Whatever the case may be, advertisers aren’t happy. In and of itself, it has been hard to get advertisers on board with the DNT initiative (because serving targeted ads is the bread and butter of online ads). You see DNT only works if advertisers heed the DNT header; if they ignore it, and there is no law in existence currently that forces advertisers to follow DNT, then DNT is useless. So it is imperative that advertisers support DNT, and slowly but surely advertisers were getting behind it. Even Google tentatively announced its support. Now, however, advertisers are pushing back against default DNT in Internet Explorer 10.
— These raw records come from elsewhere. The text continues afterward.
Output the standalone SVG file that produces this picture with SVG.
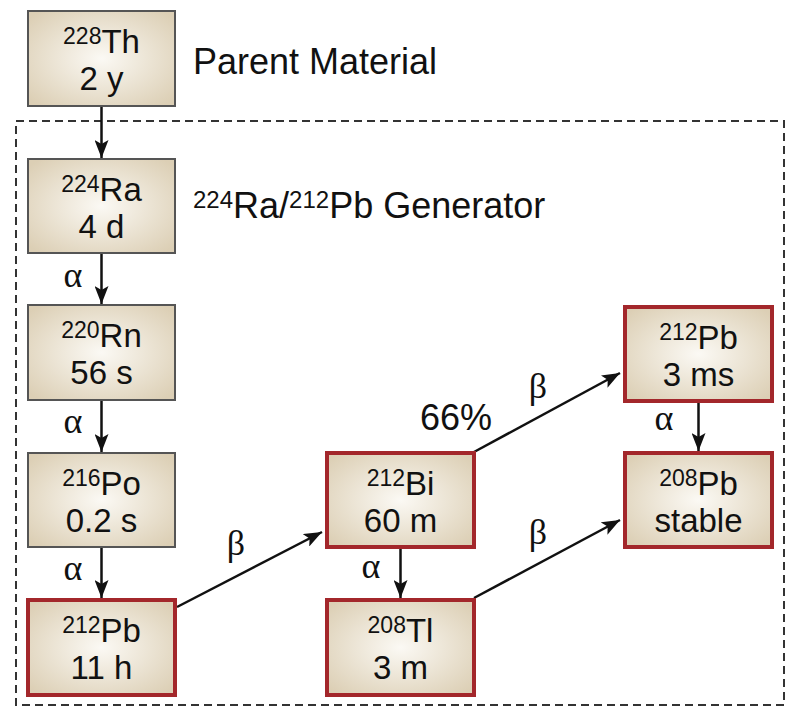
<svg xmlns="http://www.w3.org/2000/svg" width="800" height="719" viewBox="0 0 800 719">
<style>
.bg{fill:#ffffff}
.box{fill:url(#g)}
.gray{stroke:#555555;stroke-width:2}
.red{stroke:#a3272b;stroke-width:4}
.t{font-family:"Liberation Sans",Arial,sans-serif;font-size:33px;fill:#111111;text-anchor:middle}
.sup{font-size:23px}
.lbl{font-family:"Liberation Sans",Arial,sans-serif;font-size:36px;fill:#111111}
.gk{font-family:"Liberation Serif","Times New Roman",serif;font-size:36px;fill:#111111;text-anchor:middle}
.edge{stroke:#111111;stroke-width:2.5;fill:none;marker-end:url(#ah)}
.dash{fill:none;stroke:#333333;stroke-width:2;stroke-dasharray:8 5}
</style>
<defs>
<radialGradient id="g" cx="50%" cy="50%" r="65%">
<stop offset="0" stop-color="#fbf9f4"/>
<stop offset="1" stop-color="#dccfb5"/>
</radialGradient>
<marker id="ah" viewBox="0 0 18 14" refX="18" refY="7" markerWidth="18" markerHeight="14" markerUnits="userSpaceOnUse" orient="auto">
<path d="M0,0 L18,7 L0,14 L4,7 Z" fill="#111111"/>
</marker>
</defs>
<rect class="bg" x="0" y="0" width="800" height="719"/>
<rect class="dash" x="16" y="121" width="768" height="584"/>

<g id="labels">
<text class="lbl" x="193" y="74">Parent Material</text>
<text class="lbl" x="193" y="218"><tspan font-size="24" dy="-10">224</tspan><tspan dy="10">Ra/</tspan><tspan font-size="24" dy="-10">212</tspan><tspan dy="10">Pb Generator</tspan></text>
</g>

<g id="connectors">
<line class="edge" x1="101.5" y1="107" x2="101.5" y2="158"/>
<line class="edge" x1="101.5" y1="254" x2="101.5" y2="304"/>
<line class="edge" x1="101.5" y1="401" x2="101.5" y2="452"/>
<line class="edge" x1="101.5" y1="548" x2="101.5" y2="598"/>
<line class="edge" x1="177" y1="607" x2="322" y2="532"/>
<line class="edge" x1="400.5" y1="549" x2="400.5" y2="598"/>
<line class="edge" x1="474" y1="452" x2="620" y2="373"/>
<line class="edge" x1="474" y1="598" x2="620" y2="520"/>
<line class="edge" x1="698.5" y1="403" x2="698.5" y2="451"/>
<text class="gk" x="73" y="287">α</text>
<text class="gk" x="73" y="433">α</text>
<text class="gk" x="73" y="580">α</text>
<text class="gk" x="236" y="555">β</text>
<text class="gk" x="371" y="578">α</text>
<text class="lbl" x="420" y="430">66%</text>
<text class="gk" x="538" y="398">β</text>
<text class="gk" x="538" y="544">β</text>
<text class="gk" x="664" y="430">α</text>
</g>

<g id="th228">
<rect class="box gray" x="28" y="11" width="147" height="95"/>
<text class="t" x="101.5" y="53"><tspan class="sup" dy="-9">228</tspan><tspan dy="9">Th</tspan></text>
<text class="t" x="101.5" y="90">2 y</text>
</g>
<g id="ra224">
<rect class="box gray" x="28" y="159" width="147" height="94"/>
<text class="t" x="101.5" y="201"><tspan class="sup" dy="-9">224</tspan><tspan dy="9">Ra</tspan></text>
<text class="t" x="101.5" y="238">4 d</text>
</g>
<g id="rn220">
<rect class="box gray" x="28" y="305" width="147" height="95"/>
<text class="t" x="101.5" y="347"><tspan class="sup" dy="-9">220</tspan><tspan dy="9">Rn</tspan></text>
<text class="t" x="101.5" y="384">56 s</text>
</g>
<g id="po216">
<rect class="box gray" x="28" y="453" width="147" height="94"/>
<text class="t" x="101.5" y="495"><tspan class="sup" dy="-9">216</tspan><tspan dy="9">Po</tspan></text>
<text class="t" x="101.5" y="532">0.2 s</text>
</g>
<g id="pb212a">
<rect class="box red" x="28" y="600" width="147" height="95"/>
<text class="t" x="101.5" y="642"><tspan class="sup" dy="-9">212</tspan><tspan dy="9">Pb</tspan></text>
<text class="t" x="101.5" y="679">11 h</text>
</g>
<g id="bi212">
<rect class="box red" x="327" y="453" width="147" height="94"/>
<text class="t" x="400.5" y="495"><tspan class="sup" dy="-9">212</tspan><tspan dy="9">Bi</tspan></text>
<text class="t" x="400.5" y="532">60 m</text>
</g>
<g id="tl208">
<rect class="box red" x="327" y="600" width="147" height="95"/>
<text class="t" x="400.5" y="642"><tspan class="sup" dy="-9">208</tspan><tspan dy="9">Tl</tspan></text>
<text class="t" x="400.5" y="679">3 m</text>
</g>
<g id="pb212b">
<rect class="box red" x="625" y="307" width="147" height="94"/>
<text class="t" x="698.5" y="349"><tspan class="sup" dy="-9">212</tspan><tspan dy="9">Pb</tspan></text>
<text class="t" x="698.5" y="386">3 ms</text>
</g>
<g id="pb208">
<rect class="box red" x="625" y="453" width="147" height="94"/>
<text class="t" x="698.5" y="495"><tspan class="sup" dy="-9">208</tspan><tspan dy="9">Pb</tspan></text>
<text class="t" x="698.5" y="532">stable</text>
</g>
</svg>
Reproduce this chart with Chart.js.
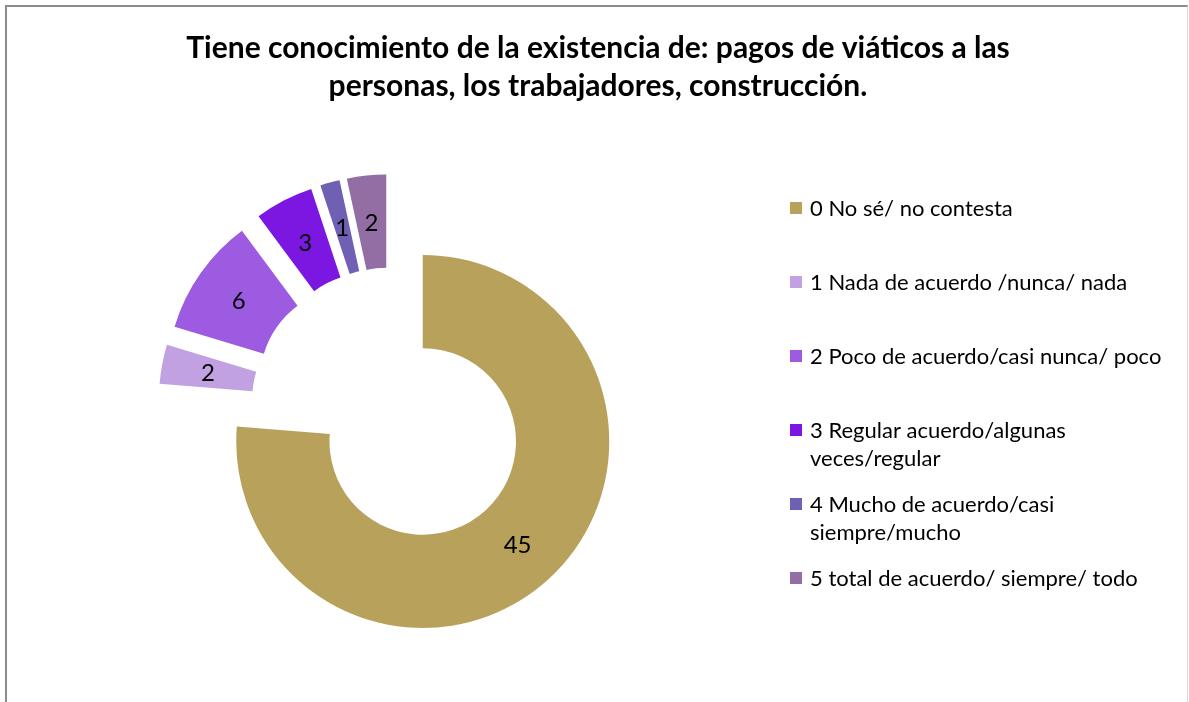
<!DOCTYPE html>
<html>
<head>
<meta charset="utf-8">
<script src="https://cdn.jsdelivr.net/npm/chart.js@4.4.0/dist/chart.umd.min.js"></script>
<style>
  html, body { margin: 0; padding: 0; background: #fff; overflow: hidden; }
  #wrap { position: absolute; left: 0; top: 0; width: 1189px; height: 702px; }
  #frame {
    position: absolute; left: 5px; top: 5px; width: 1180px; height: 720px;
    border-top: 2px solid #8c8c8c; border-left: 2px solid #8c8c8c; border-right: 1px solid #d9d9d9;
    pointer-events: none;
  }
</style>
</head>
<body>
<div id="wrap"><canvas id="chart" width="1189" height="702"></canvas></div>
<div id="frame"></div>
<script>
// Title, categories and answers counted for each one
const titleLines = [
  "Tiene conocimiento de la existencia de: pagos de viáticos a las",
  "personas, los trabajadores, construcción."
];
const categories = [
  "0 No sé/ no contesta",
  "1 Nada de acuerdo /nunca/ nada",
  "2 Poco de acuerdo/casi nunca/ poco",
  ["3 Regular acuerdo/algunas", "veces/regular"],
  ["4 Mucho de acuerdo/casi", "siempre/mucho"],
  "5 total de acuerdo/ siempre/ todo"
];
const counts = [45, 2, 6, 3, 1, 2];
const sliceColors = ["#b7a15b", "#c1a1e2", "#9d5be1", "#7c17e1", "#6f60b3", "#936ea5"];

// Moves every slice out along its middle angle, like an exploded pie
const explode = {
  id: "explode",
  afterDatasetUpdate(chart, args, opts) {
    chart.getDatasetMeta(args.index).data.forEach((arc) => {
      const mid = (arc.startAngle + arc.endAngle) / 2;
      arc.x += Math.cos(mid) * opts.distance;
      arc.y += Math.sin(mid) * opts.distance;
    });
  },
};

// Value written in the middle of each slice
const sliceLabels = {
  id: "sliceLabels",
  afterDatasetsDraw(chart, args, opts) {
    const ctx = chart.ctx;
    const values = chart.data.datasets[0].data;
    ctx.save();
    ctx.font = opts.size + "px Lato";
    ctx.fillStyle = "#000";
    ctx.textAlign = "center";
    ctx.textBaseline = "alphabetic";
    chart.getDatasetMeta(0).data.forEach((arc, i) => {
      const p = arc.tooltipPosition();
      ctx.fillText(String(values[i]), p.x, p.y + opts.size * 0.36);
    });
    ctx.restore();
  },
};

// Two line title, centred over the whole picture
const topTitle = {
  id: "topTitle",
  afterDraw(chart, args, opts) {
    const ctx = chart.ctx;
    ctx.save();
    ctx.font = "bold " + opts.size + "px Lato";
    ctx.fillStyle = "#000";
    ctx.textAlign = "center";
    opts.lines.forEach((line, i) => ctx.fillText(line, opts.x, opts.baseline + i * opts.lineHeight));
    ctx.restore();
  },
};

// Legend on the right, one row every opts.step pixels
const sideLegend = {
  id: "sideLegend",
  afterDraw(chart, args, opts) {
    const ctx = chart.ctx;
    const colors = chart.data.datasets[0].backgroundColor;
    ctx.save();
    ctx.font = opts.size + "px Lato";
    ctx.textAlign = "left";
    chart.data.labels.forEach((label, i) => {
      const top = opts.top + i * opts.step;
      ctx.fillStyle = colors[i];
      ctx.fillRect(opts.x, top, opts.box, opts.box);
      ctx.fillStyle = "#000";
      [].concat(label).forEach((line, j) => {
        ctx.fillText(line, opts.textX, top + opts.baseline + j * opts.lineHeight);
      });
    });
    ctx.restore();
  },
};

new Chart(document.getElementById("chart"), {
  type: "doughnut",
  plugins: [explode, sliceLabels, topTitle, sideLegend],
  data: {
    labels: categories,
    datasets: [
      {
        data: counts,
        backgroundColor: sliceColors,
        borderWidth: 0,
      },
    ],
  },
  options: {
    responsive: false,
    animation: false,
    events: [],
    radius: 186.5,
    cutout: "50%",
    // chart area centred on the pie centre (391, 407)
    layout: { padding: { left: 100, right: 506.6, top: 120, bottom: 7.4 } },
    plugins: {
      legend: { display: false },
      tooltip: { enabled: false },
      title: { display: false },
      explode: { distance: 46.5 },
      sliceLabels: { size: 24 },
      topTitle: { lines: titleLines, size: 30, x: 598, baseline: 58, lineHeight: 38.4 },
      sideLegend: { x: 790, top: 202, step: 74, box: 12, textX: 810, baseline: 14, lineHeight: 28.3, size: 22 },
    },
  },
});
</script>
</body>
</html>
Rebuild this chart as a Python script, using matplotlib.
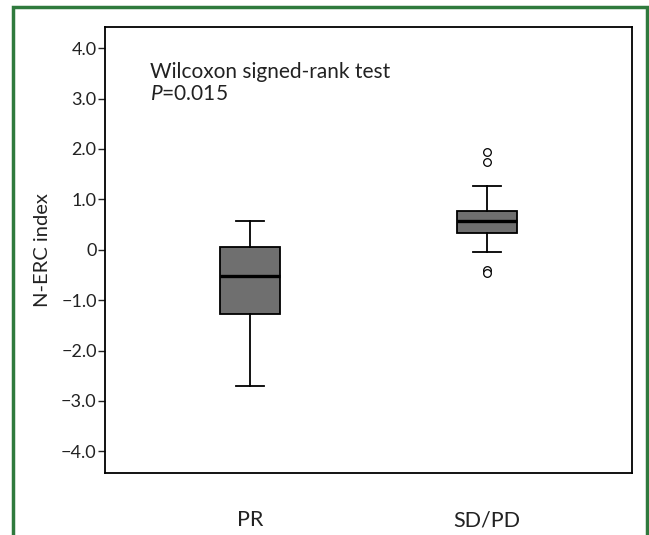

In an attempt to appease advertisers, the body responsible for setting the specifications of DNT announced DNT is only applicable if a user explicitly opts to use it. According to advertisers, having DNT enabled by default in Internet Explorer is not users explicitly opting to use DNT and as such advertisers can ignore the header. Microsoft, obviously, disagrees stating that users explicitly accept DNT by accepting ‘Express Settings’; anyone that doesn’t want to use DNT can easily change it and Microsoft clearly informs users of their choice in this matter. The European Commission and the US Congressional Privacy Caucus both have voiced public support for Microsoft’s stance while the US Federal Trade Commission supports the view that default DNT is not users deciding to use it.
It is hard to tell what the future will bring for online privacy and ‘Do Not Track’. However, it does look like this may be the make-or-break point for DNT and online advertising. If advertisers start ignoring IE10’s DNT, and are allowed to do so by governments, then it will effectively make DNT useless because the lack of compliance may snowball to other browsers. On the other hand, if IE10’s default DNT stands, then it may set a precedent for other browsers and may effectively change online advertising as we know it. Let’s see what happens.